A recent analysis has identified 38 companies offering so-called stem cell treatments and exosome treatments for preventing as well as treating COVID. These interventions are not supported by convincing safety and efficacy data; they have not been authorised by regulatory bodies such as the Food and Drug Administration (FDA).
The study, led by Professor Leigh Turner, from University of California, Irvine, also found that some of these dubious businesses are claiming to treat long Covid. This is often a debilitating condition that has no proven treatments at present. Some patients with long Covid may have physical symptoms including brain fog, fatigue and headaches that persist for months or possibly years. Desperate patients are extremely vulnerable to misleading claims made by such unscrupulous businesses due to the seriousness of the symptoms they are suffering.
As the human body’s master cells, stem cells have tremendous potential to repair and regenerate cells. However, these therapies have not been approved by regulatory groups. The FDA approved stem cell treatments for only some blood disorders but not for any other medical condition.
In 2021, the early days of the pandemic, Turner published a study regarding 1,480 American businesses promoting unlicensed stem cell-based interventions, some of which even claimed to prevent and treat Covid-19. In the present study, the companies continue to make those same claims while adding claims about long Covid; 36 of the 38 businesses in this analysis stated they had treatments for it. Six companies promoted them as immune boosters, five claimed to treat patients in the acute stage and two businesses stated their products were preventive. As means of advertising their products, some businesses resorted to social media like Facebook, Instagram, Twitter and TikTok. There were also promotional videos on YouTube.
The 38 companies are either operating or facilitating access to 60 clinics. Of the 60 clinics, 24 operate in the US and 22 in Mexico. Other clinics are in Ukraine, Guatemala, Malaysia, Panama, the Philippines, Poland, Spain, Thailand and the United Arab Emirates (UAE).

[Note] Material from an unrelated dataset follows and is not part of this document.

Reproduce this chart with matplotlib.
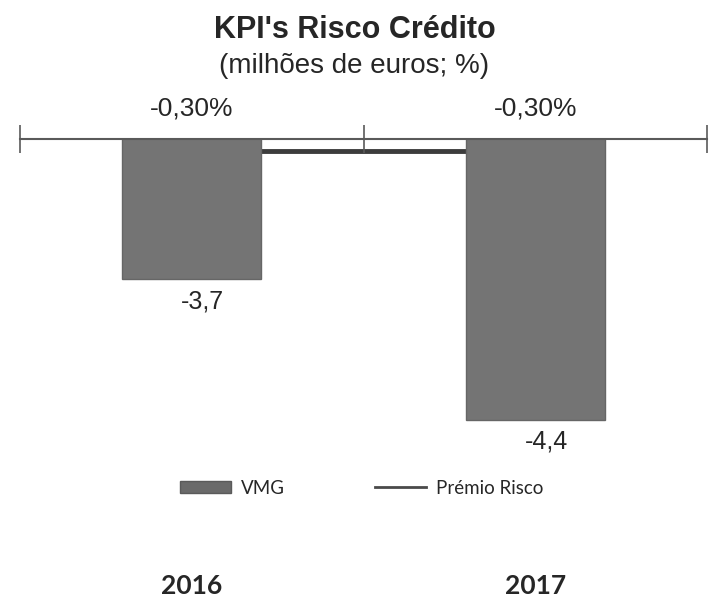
import numpy as np
import matplotlib
matplotlib.use("Agg")
import matplotlib.pyplot as plt
from matplotlib.lines import Line2D
from matplotlib.patches import Patch

# data
anos = ["2016", "2017"]
vmg = [-3.7, -4.4]                 # milhoes de euros
premio_risco = [-0.30, -0.30]      # %
vmg_labels = ["-3,7", "-4,4"]
premio_labels = ["-0,30%", "-0,30%"]

TXT = "#262626"
BAR = "#747474"

plt.rcParams["font.family"] = ["Liberation Sans", "DejaVu Sans"]

fig = plt.figure(figsize=(7.09, 5.98), dpi=100)
fig.patch.set_facecolor("white")

# axes box: top edge = category axis line
ax = fig.add_axes([20 / 709, 1 - 560 / 598, 687 / 709, 421 / 598])
ax2 = ax.twinx()
ax.set_zorder(ax2.get_zorder() + 1)
ax.patch.set_visible(False)

x = np.arange(len(anos))

# Premio Risco line (secondary axis, behind the bars)
ax2.plot(x, premio_risco, color="#3c3c3c", lw=3.5, solid_capstyle="butt")
ax2.set_ylim(-0.5, -0.2943)
ax2.set_axis_off()
for i, (v, lab) in enumerate(zip(premio_risco, premio_labels)):
    ax2.annotate(lab, (x[i], v), xytext=(0, 30), textcoords="offset points",
                 ha="center", va="center", fontsize=19, color=TXT)

# VMG bars hanging from the top axis line
bars = ax.bar(x, vmg, width=0.405, color=BAR, edgecolor="#666666", lw=1,
              label="VMG")
ax.set_xlim(-0.5, 1.5)
ax.set_ylim(-5.1, -3.0)
for i, (v, lab) in enumerate(zip(vmg, vmg_labels)):
    ax.annotate(lab, (x[i], v), xytext=(8, -16), textcoords="offset points",
                ha="center", va="center", fontsize=18, color=TXT)

for s in ["left", "right", "bottom"]:
    ax.spines[s].set_visible(False)
ax.spines["top"].set_color("#5a5a5a")
ax.spines["top"].set_linewidth(1.5)
ax.set_yticks([])

# category labels at the bottom, boundary ticks on the top line
ax.set_xticks(x)
ax.set_xticklabels(anos, fontsize=19, fontweight="bold", color=TXT,
                   family=["Lato", "DejaVu Sans"])
ax.tick_params(axis="x", which="major", length=0, pad=10)
ax.set_xticks([-0.5, 0.5, 1.5], minor=True)
ax.tick_params(axis="x", which="minor", bottom=False, top=True,
               direction="inout", length=20, width=1.2, color="#5a5a5a")

# title
fig.text(0.5, 1 - 30 / 598, "KPI's Risco Crédito", ha="center", va="center",
         fontsize=22, fontweight="bold", color=TXT)
fig.text(0.5, 1 - 66 / 598, "(milhões de euros; %)", ha="center", va="center",
         fontsize=20, color=TXT)

# legend
handles = [Patch(facecolor="#6a6a6a", edgecolor="#5a5a5a"),
           Line2D([0], [0], color="#4a4a4a", lw=2)]
fig.legend(handles, ["VMG", "Prémio Risco"], loc="center",
           bbox_to_anchor=(362 / 709, 1 - 488 / 598), ncol=2, frameon=False,
           prop={"family": ["Lato", "DejaVu Sans"], "size": 13.5},
           handlelength=2.7, handleheight=0.6, handletextpad=0.55,
           columnspacing=4.8, borderpad=0, labelcolor=TXT)

fig.savefig("out.png", dpi=100, facecolor="white")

Many of these treatments are costly — between US$2,950 and $25,000. Some prices were stated as minimum costs, which suggests that the real expenses might be much more. Health insurance coverage generally does not cover stem cell interventions.
It is critical to have strict oversight as well as enforcement of the existing law. Regulatory bodies, such as the FDA and FTC (Federal Trade Commission) need to play their part enforcing the regulation. The FDA’s Center for Biologics Evaluation and Research (CBER) is tasked with regulating cells, tissues and cellular and tissue-based products (HCT/P) which are intended for implantation, transplantation, infusion or transfer into a recipient. The agency has published detailed documents (good tissue practice, donor screening and donor testing requirements), to prevent the introduction, transmission and spread of communicable disease.

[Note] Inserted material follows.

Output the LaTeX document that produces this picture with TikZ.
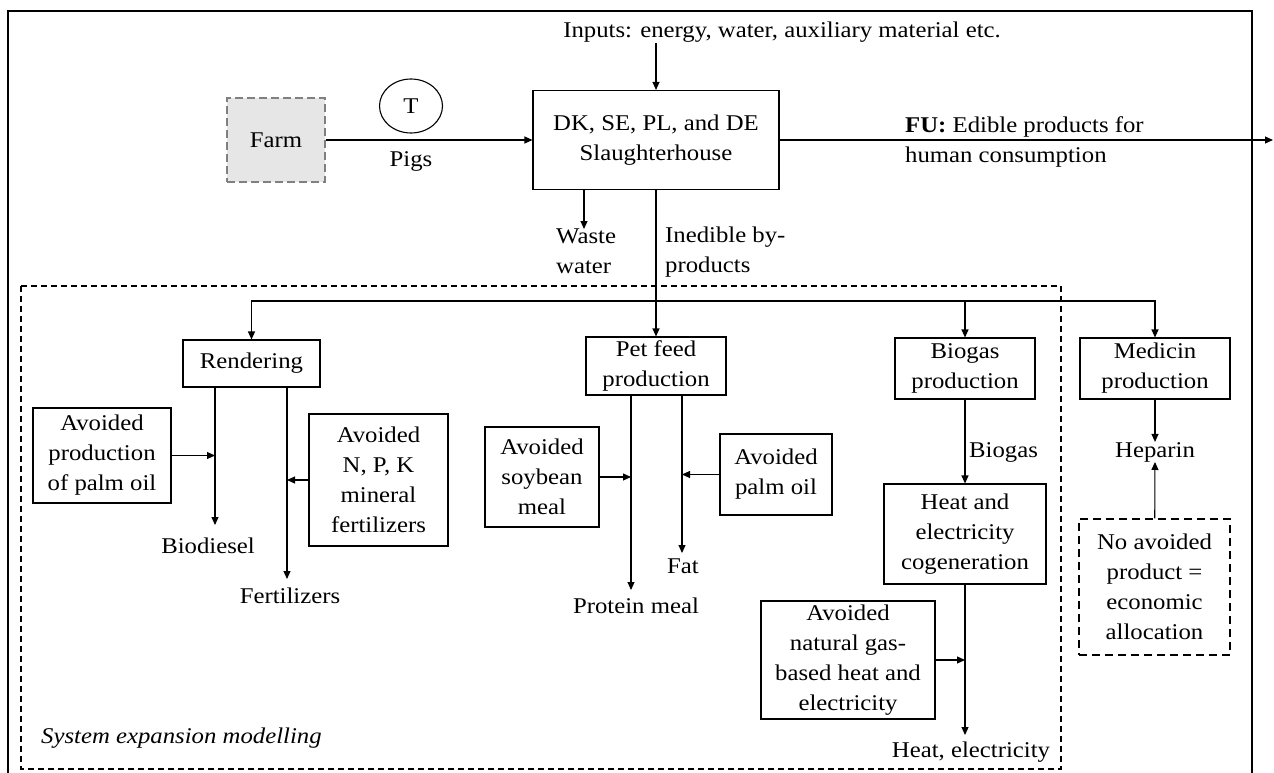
\documentclass[tikz,border=0pt]{standalone}
\usepackage{fontspec}
\setmainfont{Liberation Serif}[FakeStretch=1.1]
\usetikzlibrary{arrows.meta,shapes.geometric}
\definecolor{farmgray}{RGB}{230,230,230}

\begin{document}
\begin{tikzpicture}[x=1pt,y=-1pt,
    font=\fontsize{22.5}{30}\selectfont,
    proc/.style={draw,line width=1.1pt,align=center,inner sep=2pt},
    lbl/.style={inner sep=0pt,align=left},
    flow/.style={line width=1.1pt,-{Triangle[length=8pt,width=7pt]}}]
  \useasboundingbox (0,0) rectangle (1274,773);
  % frames
  \draw[line width=1.1pt] (8,11) rectangle (1252,780);
  \draw[line width=1.1pt,dash pattern=on 6pt off 4pt] (21,286) rectangle (1061,769);
  \node[lbl,anchor=base west,font=\fontsize{22.5}{30}\selectfont\itshape] (sysexp) at (41,743) {System expansion modelling};

  % top row
  \node[proc,draw=gray,dash pattern=on 8pt off 4pt,fill=farmgray,
        minimum width=98pt,minimum height=84pt] (farm) at (276,140) {Farm};
  \node[draw,ellipse,line width=1.1pt,minimum width=63pt,minimum height=54pt,inner sep=0pt] (transport) at (411,106) {T};
  \node[proc,minimum width=246pt,minimum height=99pt] (slaughter) at (656,140) {DK, SE, PL, and DE\\Slaughterhouse};
  \node[lbl,anchor=base] (inputs) at (782,38) {Inputs: energy, water, auxiliary material etc.};
  \node[lbl,anchor=base] (pigs) at (411,166) {Pigs};
  \node[lbl,anchor=north west] (fu) at (905,116) {\textbf{FU:} Edible products for\\human consumption};
  \node[lbl,anchor=north west] (ww) at (556,229) {Waste\\water};
  \node[lbl,anchor=north west] (inedible) at (665,227) {Inedible by-\\products};

  % by-product routes
  \node[proc,minimum width=137pt,minimum height=47pt] (rendering) at (251.5,363.5) {Rendering};
  \node[proc,minimum width=140pt,minimum height=58pt] (petfeed) at (656,366) {Pet feed\\production};
  \node[proc,minimum width=140pt,minimum height=61pt] (biogas) at (965,368.5) {Biogas\\production};
  \node[proc,minimum width=150pt,minimum height=61pt] (medicin) at (1155,368.5) {Medicin\\production};

  % avoided products
  \node[proc,minimum width=138pt,minimum height=95pt] (avpalm) at (102,455.5) {Avoided\\production\\of palm oil};
  \node[proc,minimum width=139pt,minimum height=132pt] (avnpk) at (378.5,480) {Avoided\\N, P, K\\mineral\\fertilizers};
  \node[proc,minimum width=114pt,minimum height=100pt] (avsoy) at (542,477) {Avoided\\soybean\\meal};
  \node[proc,minimum width=112pt,minimum height=81pt] (avoil) at (776,474.5) {Avoided\\palm oil};
  \node[proc,minimum width=162pt,minimum height=100pt] (chp) at (965,534) {Heat and\\electricity\\cogeneration};
  \node[proc,minimum width=174pt,minimum height=118pt] (avgas) at (848,660) {Avoided\\natural gas-\\based heat and\\electricity};
  \node[proc,dash pattern=on 8pt off 5pt,minimum width=151pt,minimum height=136pt] (noavoid) at (1154.5,587) {No avoided\\product =\\economic\\allocation};

  % outputs
  \node[lbl,anchor=base] (biodiesel) at (208,553) {Biodiesel};
  \node[lbl,anchor=base] (fertilizers) at (290,603) {Fertilizers};
  \node[lbl,anchor=base] (protein) at (636,613) {Protein meal};
  \node[lbl,anchor=base] (fat) at (683,573) {Fat};
  \node[lbl,anchor=base west] (biogaslbl) at (969,457) {Biogas};
  \node[lbl,anchor=base] (heparin) at (1155,457) {Heparin};
  \node[lbl,anchor=base] (heatel) at (971,757) {Heat, electricity};

  \coordinate (fuend) at (1273,140);
  \coordinate (split) at (656,301);
  \coordinate (wwend) at (584,229);
  \coordinate (biodend) at (215,525);
  \coordinate (fertend) at (287,579);
  \coordinate (protend) at (631,590);
  \coordinate (fatend) at (682,553);
  \coordinate (heatend) at (965,735);

  % flows
  \draw[flow] (farm) -- (slaughter);
  \draw[flow] (inputs.south -| slaughter.north) -- (slaughter);
  \draw[flow] (slaughter) -- (fuend);
  \draw[flow] (slaughter.south -| wwend) -- (wwend);
  \draw[flow] (slaughter) -- (petfeed);
  \draw[flow] (split) -| (rendering);
  \draw[flow] (split) -| (biogas);
  \draw[flow] (split) -| (medicin);
  \draw[flow] (rendering.south -| biodend) -- (biodend);
  \draw[flow] (rendering.south -| fertend) -- (fertend);
  \draw[flow] (avpalm) -- (avpalm -| biodend);
  \draw[flow] (avnpk) -- (avnpk -| fertend);
  \draw[flow] (petfeed.south -| protend) -- (protend);
  \draw[flow] (petfeed.south -| fatend) -- (fatend);
  \draw[flow] (avsoy) -- (avsoy -| protend);
  \draw[flow] (avoil) -- (avoil -| fatend);
  \draw[flow] (biogas) -- (chp);
  \draw[flow] (chp) -- (heatend);
  \draw[flow] (avgas) -- (avgas -| heatend);
  \draw[flow] (medicin) -- (heparin);
  \draw[flow] (noavoid) -- (heparin);
\end{tikzpicture}
\end{document}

The FTC should pursue enforcement action against the clinics based on its jurisdiction over consumer protection issues such misleading and deceptive advertising. This agency’s aims include the promotion of competition as well as protecting and educating consumers. The commission should pursue a legal action when it has reason to believe that the violators are breaking or are about to break the law and it appears that bringing a lawsuit is needed as it is in the public interest. These federal bodies must implement various enforcement steps against these unscrupulous stem cell clinics. The measures should include warning letters and untitled letters and even suing these businesses.
There is at least one case that involves a lawsuit brought against a clinic that promoted stem cell products are treatments for Covid. In State of Washington v. US Stemology LLC and Tami Meraglia, it was alleged that US Stemology violated the state’s consumer protection legislation by deceptively promoting stem cell treatments of severe conditions, including Covid-19, without scientific basis. These claims were made at the start of the pandemic. A promotion from the company mentioned that a “critically ill” Covid patient recovered from the treatments. It also claimed a “Free Coronavirus Thriving Guide” that called stem cell treatment “your personalised ‘vaccine’ against getting sick with Covid-19.” It stated, “The reason for this is because stem cell therapy treats the lungs first and has long-term anti-inflammatory and immune modulating properties.” Ultimately, the parties reached a settlement — the company would pay $500,000 to the Attorney General’s Office, which will be distributed to the patients.
On a positive note, the National Institutes of Health (NIH) has begun several clinical trials on treating long Covid. Also the FDA has authorised stem cell clinical trials for long Covid. There has been a worrying surge of cases during this holiday period. Thus, patients with Covid, especially those with long Covid, need to shun these unscrupulous clinics peddling dubious treatments. Equally important, the various enforcement agencies need to do their part.
Dr Patrick Foong is a senior law lecturer at Western Sydney University. His research interest lies in bioethics and health law.
Dr Alan W. Leung was a junior faculty at Yale University and Nationwide Children’s Hospital, and led iPSC product development at CRISPR therapeutics and Elevatebio. He is currently a freelance life science consultant and writer. His research interest lies in human embryonic stem cell therapy and preclinical applications.